=== Task to complete ===
Search the material for the string "image" and copy each line where it occurs.

=== Data for the task ===

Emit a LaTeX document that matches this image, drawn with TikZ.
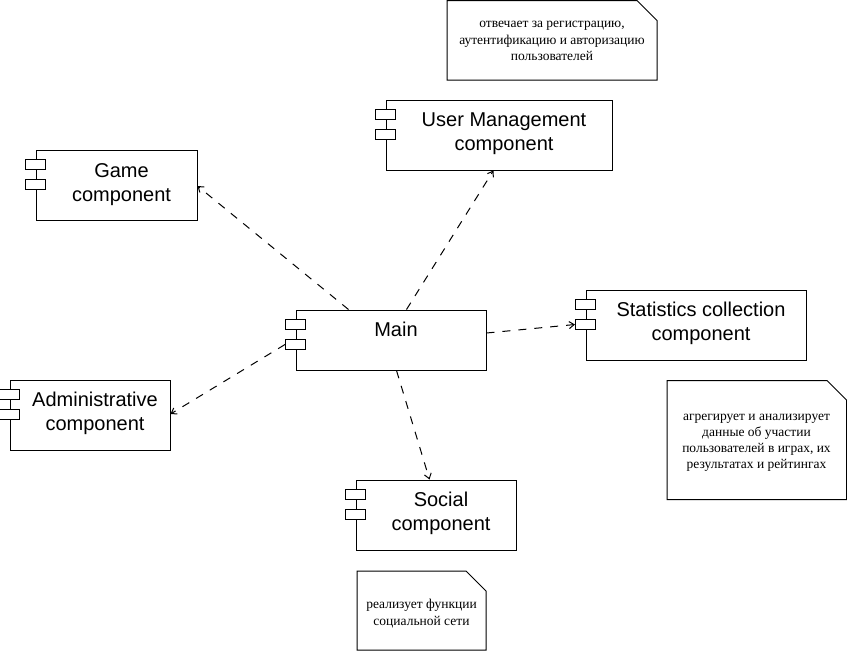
\documentclass[tikz,border=0pt]{standalone}
\usepackage{fontspec}
\setmainfont{Liberation Serif}
\newfontfamily\compfont{Liberation Sans}
\newfontfamily\notefont{Liberation Serif}
\usetikzlibrary{calc,arrows.meta}
\begin{document}
\begin{tikzpicture}[x=1pt,y=-1pt,
  comp/.style={draw,line width=1pt,rectangle,inner sep=0pt,fill=white},
  tab/.style={draw,line width=1pt,rectangle,inner sep=0pt,minimum width=20pt,minimum height=10pt,fill=white},
  lbl/.style={anchor=base,inner sep=0pt,font=\compfont\fontsize{20}{24}\selectfont},
  nlbl/.style={anchor=base,inner sep=0pt,font=\notefont\fontsize{13.5}{16}\selectfont},
  notebox/.style={draw,line width=1pt,line join=miter},
  dep/.style={draw,line width=1pt,dash pattern=on 8pt off 8pt,-{Straight Barb[length=5pt,width=7pt,line width=1pt]}}]
\useasboundingbox (0,0) rectangle (847,651);
% components
\node[comp,minimum width=190pt,minimum height=60pt] (main) at (391,340) {};
\node[comp,minimum width=161pt,minimum height=70pt] (game) at (116.5,185) {};
\node[comp,minimum width=160pt,minimum height=70pt] (admin) at (90,415) {};
\node[comp,minimum width=226pt,minimum height=70pt] (user) at (499,135) {};
\node[comp,minimum width=220pt,minimum height=70pt] (stats) at (696,325) {};
\node[comp,minimum width=160pt,minimum height=70pt] (social) at (436,515) {};
% tabs
\foreach \c in {main,game,admin,user,stats,social}{
  \node[tab] (\c tab1) at ($(\c.north west)+(0,15)$) {};
  \node[tab] (\c tab2) at ($(\c.north west)+(0,35)$) {};
}
% labels
\node[lbl] (mainl) at (396,336) {Main};
\node[lbl] (gamel1) at (121.5,177.5) {Game};
\node[lbl] (gamel2) at (121.5,201.5) {component};
\node[lbl] (adminl1) at (95,406) {Administrative};
\node[lbl] (adminl2) at (95,430) {component};
\node[lbl] (userl1) at (504,126) {User Management};
\node[lbl] (userl2) at (504,150) {component};
\node[lbl] (statsl1) at (701,316) {Statistics collection};
\node[lbl] (statsl2) at (701,340) {component};
\node[lbl] (sociall1) at (441,506) {Social};
\node[lbl] (sociall2) at (441,530) {component};
% notes
\draw[notebox] (447,0.5) -- (637,0.5) -- (657,20.5) -- (657,80) -- (447,80) -- cycle;
\node[nlbl] (n1a) at (552,27.5) {отвечает за регистрацию,};
\node[nlbl] (n1b) at (552,44) {аутентификацию и авторизацию};
\node[nlbl] (n1c) at (552,60.5) {пользователей};
\draw[notebox] (667,380.5) -- (827,380.5) -- (846.5,400) -- (846.5,499.5) -- (667,499.5) -- cycle;
\node[nlbl] (n2a) at (756.5,420) {агрегирует и анализирует};
\node[nlbl] (n2b) at (756.5,436) {данные об участии};
\node[nlbl] (n2c) at (756.5,452) {пользователей в играх, их};
\node[nlbl] (n2d) at (756.5,468) {результатах и рейтингах};
\draw[notebox] (357,571) -- (466,571) -- (486,591) -- (486,650) -- (357,650) -- cycle;
\node[nlbl] (n3a) at (421.5,608) {реализует функции};
\node[nlbl] (n3b) at (421.5,625) {социальной сети};
% connector end points
\coordinate (sG) at ($(main.north west)+(53,0)$);
\coordinate (eG) at ($(game.east)+(0,1)$);
\coordinate (sU) at ($(main.north west)+(111,0)$);
\coordinate (eU) at ($(user.south west)+(108,0)$);
\coordinate (sS) at ($(main.east)+(0,-7)$);
\coordinate (sA) at (maintab2.west);
\coordinate (eA) at ($(admin.east)+(0,-1)$);
\coordinate (sO) at ($(main.south west)+(101,0)$);
\coordinate (eO) at ($(social.north west)+(74,0)$);
% connectors
\draw[dep] (sG) -- (eG);
\draw[dep] (sU) -- (eU);
\draw[dep] (sS) -- (statstab2.west);
\draw[dep] (sA) -- (eA);
\draw[dep] (sO) -- (eO);
\end{tikzpicture}
\end{document}
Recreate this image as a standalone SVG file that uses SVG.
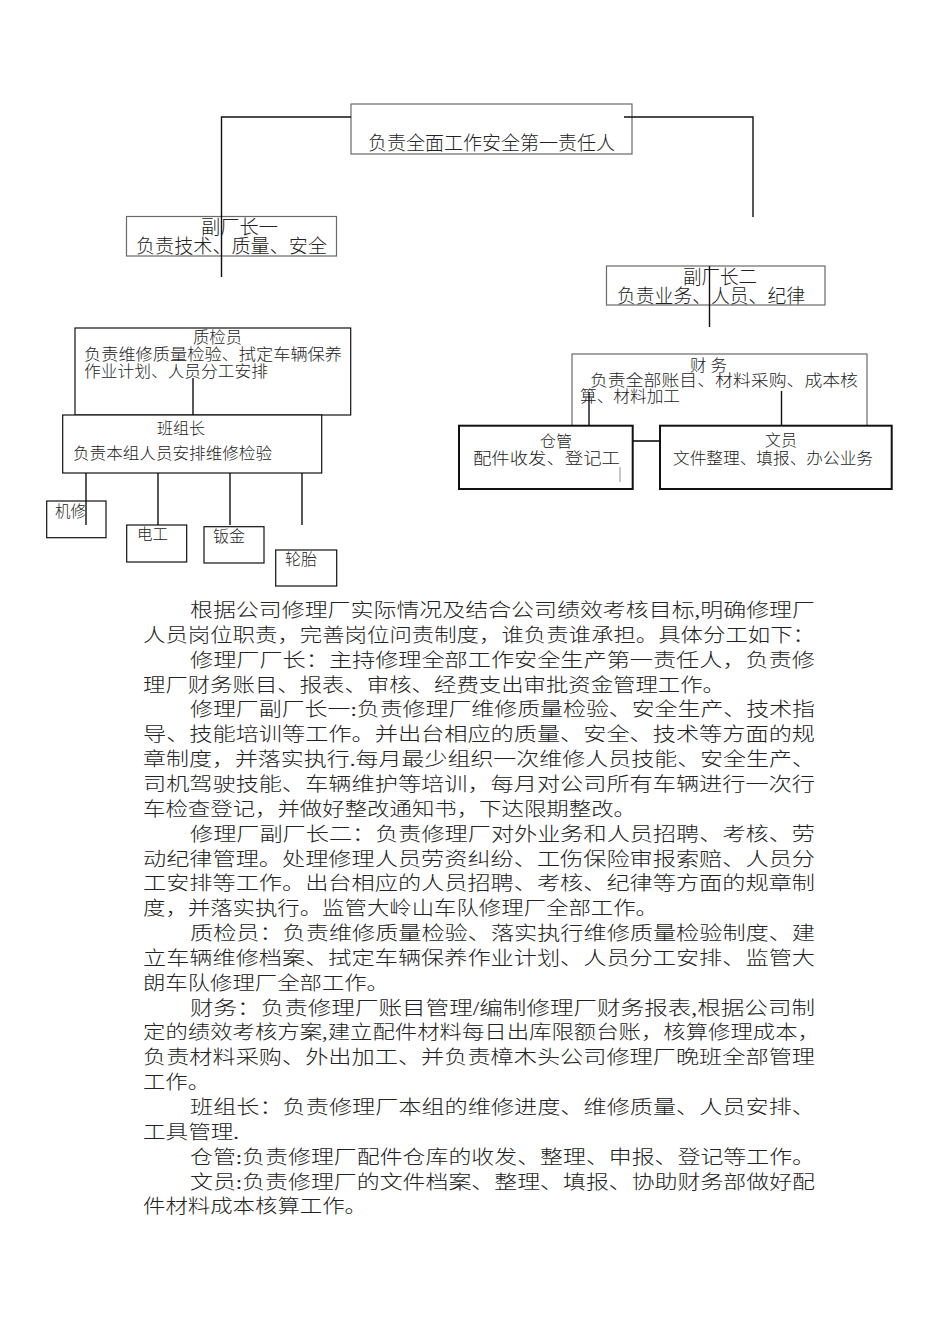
<svg xmlns="http://www.w3.org/2000/svg" width="950" height="1344" viewBox="0 0 950 1344">
<style>
text{font-family:"Liberation Serif","Noto Sans CJK SC",serif;fill:#222;font-weight:300;}
.t19{font-size:19px;}
.t16{font-size:16px;}
.p{font-size:19px;}
.bg{fill:#fff;stroke:#6a6a6a;stroke-width:1.2;}
.bk{fill:#fff;stroke:#111;stroke-width:1.2;}
.bt{fill:#fff;stroke:#111;stroke-width:2;}
.c{fill:none;stroke:#111;stroke-width:1.4;}
</style>
<rect width="950" height="1344" fill="#fff"/>
<g id="node-director">
<rect class="bg" x="351" y="104" width="281" height="50"/>
<text class="t19" x="368" y="150" textLength="247" lengthAdjust="spacingAndGlyphs">负责全面工作安全第一责任人</text>
</g>
<g id="node-deputy1">
<rect class="bg" x="126.5" y="216.5" width="210" height="39.5"/>
<text class="t19" x="201" y="234" textLength="77" lengthAdjust="spacingAndGlyphs">副厂长一</text>
<text class="t19" x="136" y="253" textLength="191" lengthAdjust="spacingAndGlyphs">负责技术、质量、安全</text>
</g>
<g id="node-deputy2">
<rect class="bg" x="606.5" y="266" width="218.5" height="39"/>
<text class="t19" x="683" y="284" textLength="74" lengthAdjust="spacingAndGlyphs">副厂长二</text>
<text class="t19" x="617" y="303" textLength="188" lengthAdjust="spacingAndGlyphs">负责业务、人员、纪律</text>
</g>
<g id="node-inspector">
<rect class="bk" x="75" y="328" width="275.7" height="87"/>
<text class="t16" x="193" y="343" textLength="49" lengthAdjust="spacingAndGlyphs">质检员</text>
<text class="t16" x="84" y="360" textLength="258" lengthAdjust="spacingAndGlyphs">负责维修质量检验、拭定车辆保养</text>
<text class="t16" x="84" y="377" textLength="184" lengthAdjust="spacingAndGlyphs">作业计划、人员分工安排</text>
</g>
<g id="node-leader">
<rect class="bk" x="62.7" y="415" width="259" height="58"/>
<text class="t16" x="157" y="434" textLength="48" lengthAdjust="spacingAndGlyphs">班组长</text>
<text class="t16" x="73" y="459" textLength="199" lengthAdjust="spacingAndGlyphs">负责本组人员安排维修检验</text>
</g>
<g id="node-jixiu">
<rect class="bk" x="46.7" y="501" width="59.3" height="36.7"/>
<text class="t16" x="55" y="517" textLength="31" lengthAdjust="spacingAndGlyphs">机修</text>
</g>
<g id="node-diangong">
<rect class="bk" x="126.7" y="525" width="60" height="37"/>
<text class="t16" x="137" y="540" textLength="31" lengthAdjust="spacingAndGlyphs">电工</text>
</g>
<g id="node-banjin">
<rect class="bk" x="204" y="526.7" width="60" height="36.3"/>
<text class="t16" x="213" y="542" textLength="32" lengthAdjust="spacingAndGlyphs">钣金</text>
</g>
<g id="node-luntai">
<rect class="bk" x="275.7" y="550" width="61" height="36"/>
<text class="t16" x="285" y="565" textLength="32" lengthAdjust="spacingAndGlyphs">轮胎</text>
</g>
<g id="node-finance">
<rect class="bg" x="572" y="354" width="295" height="87"/>
<text class="t16" x="690" y="371" textLength="37" lengthAdjust="spacingAndGlyphs">财 务</text>
<text class="t16" x="590" y="386" textLength="268" lengthAdjust="spacingAndGlyphs">负责全部账目、材料采购、成本核</text>
<text class="t16" x="580" y="402" textLength="100" lengthAdjust="spacingAndGlyphs">算、材料加工</text>
</g>
<g id="node-warehouse">
<rect class="bt" x="459" y="425.7" width="173.7" height="63.3"/>
<text class="t16" x="540" y="447" textLength="32" lengthAdjust="spacingAndGlyphs">仓管</text>
<text class="t16" x="473" y="464" textLength="147" lengthAdjust="spacingAndGlyphs">配件收发、登记工</text>
<rect x="619" y="467" width="2" height="15" fill="#c8c8c8"/>
</g>
<g id="node-clerk">
<rect class="bt" x="660" y="425.7" width="231.7" height="63.3"/>
<text class="t16" x="765" y="446" textLength="32" lengthAdjust="spacingAndGlyphs">文员</text>
<text class="t16" x="673" y="464" textLength="200" lengthAdjust="spacingAndGlyphs">文件整理、填报、办公业务</text>
</g>
<g id="connectors">
<path class="c" d="M351 117 H221.5 V277"/>
<path class="c" d="M624 117 H753 V217"/>
<path class="c" d="M709.5 266 V327"/>
<path class="c" d="M193 378 V415"/>
<path class="c" d="M86 473 V525 M158 473 V525 M230 473 V525 M302 473 V525"/>
<path class="c" d="M589 392 V425 M781.5 391 V425"/>
<path class="c" d="M633 441 H660"/>
</g>
<g id="body-text" class="p">
<text class="p" x="190" y="617" textLength="625" lengthAdjust="spacingAndGlyphs">根据公司修理厂实际情况及结合公司绩效考核目标,明确修理厂</text>
<text class="p" x="143" y="642" textLength="672" lengthAdjust="spacingAndGlyphs">人员岗位职责，完善岗位问责制度，谁负责谁承担。具体分工如下：</text>
<text class="p" x="190" y="666.7" textLength="625" lengthAdjust="spacingAndGlyphs">修理厂厂长：主持修理全部工作安全生产第一责任人，负责修</text>
<text class="p" x="143" y="691.5" textLength="582" lengthAdjust="spacingAndGlyphs">理厂财务账目、报表、审核、经费支出审批资金管理工作。</text>
<text class="p" x="190" y="716.4" textLength="625" lengthAdjust="spacingAndGlyphs">修理厂副厂长一:负责修理厂维修质量检验、安全生产、技术指</text>
<text class="p" x="143" y="741.2" textLength="672" lengthAdjust="spacingAndGlyphs">导、技能培训等工作。并出台相应的质量、安全、技术等方面的规</text>
<text class="p" x="143" y="766.1" textLength="672" lengthAdjust="spacingAndGlyphs">章制度，并落实执行.每月最少组织一次维修人员技能、安全生产、</text>
<text class="p" x="143" y="791" textLength="672" lengthAdjust="spacingAndGlyphs">司机驾驶技能、车辆维护等培训，每月对公司所有车辆进行一次行</text>
<text class="p" x="143" y="815.8" textLength="493" lengthAdjust="spacingAndGlyphs">车检查登记，并做好整改通知书，下达限期整改。</text>
<text class="p" x="190" y="840.6" textLength="625" lengthAdjust="spacingAndGlyphs">修理厂副厂长二：负责修理厂对外业务和人员招聘、考核、劳</text>
<text class="p" x="143" y="865.5" textLength="672" lengthAdjust="spacingAndGlyphs">动纪律管理。处理修理人员劳资纠纷、工伤保险审报索赔、人员分</text>
<text class="p" x="143" y="890.3" textLength="672" lengthAdjust="spacingAndGlyphs">工安排等工作。出台相应的人员招聘、考核、纪律等方面的规章制</text>
<text class="p" x="143" y="915.2" textLength="515" lengthAdjust="spacingAndGlyphs">度，并落实执行。监管大岭山车队修理厂全部工作。</text>
<text class="p" x="190" y="940" textLength="625" lengthAdjust="spacingAndGlyphs">质检员：负责维修质量检验、落实执行维修质量检验制度、建</text>
<text class="p" x="143" y="964.9" textLength="672" lengthAdjust="spacingAndGlyphs">立车辆维修档案、拭定车辆保养作业计划、人员分工安排、监管大</text>
<text class="p" x="143" y="989.7" textLength="246" lengthAdjust="spacingAndGlyphs">朗车队修理厂全部工作。</text>
<text class="p" x="190" y="1014.6" textLength="625" lengthAdjust="spacingAndGlyphs">财务：负责修理厂账目管理/编制修理厂财务报表,根据公司制</text>
<text class="p" x="143" y="1039.4" textLength="677" lengthAdjust="spacingAndGlyphs">定的绩效考核方案,建立配件材料每日出库限额台账，核算修理成本，</text>
<text class="p" x="143" y="1064.3" textLength="672" lengthAdjust="spacingAndGlyphs">负责材料采购、外出加工、并负责樟木头公司修理厂晚班全部管理</text>
<text class="p" x="143" y="1089.1" textLength="67" lengthAdjust="spacingAndGlyphs">工作。</text>
<text class="p" x="190" y="1114" textLength="625" lengthAdjust="spacingAndGlyphs">班组长：负责修理厂本组的维修进度、维修质量、人员安排、</text>
<text class="p" x="143" y="1138.8" textLength="96" lengthAdjust="spacingAndGlyphs">工具管理.</text>
<text class="p" x="190" y="1163.7" textLength="625" lengthAdjust="spacingAndGlyphs">仓管:负责修理厂配件仓库的收发、整理、申报、登记等工作。</text>
<text class="p" x="190" y="1188.5" textLength="625" lengthAdjust="spacingAndGlyphs">文员:负责修理厂的文件档案、整理、填报、协助财务部做好配</text>
<text class="p" x="143" y="1213.4" textLength="224" lengthAdjust="spacingAndGlyphs">件材料成本核算工作。</text>
</g>
</svg>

=== Solution for this task ===
Emit a LaTeX document that matches this image, drawn with TikZ.
Recreate this image as a standalone SVG file that uses SVG.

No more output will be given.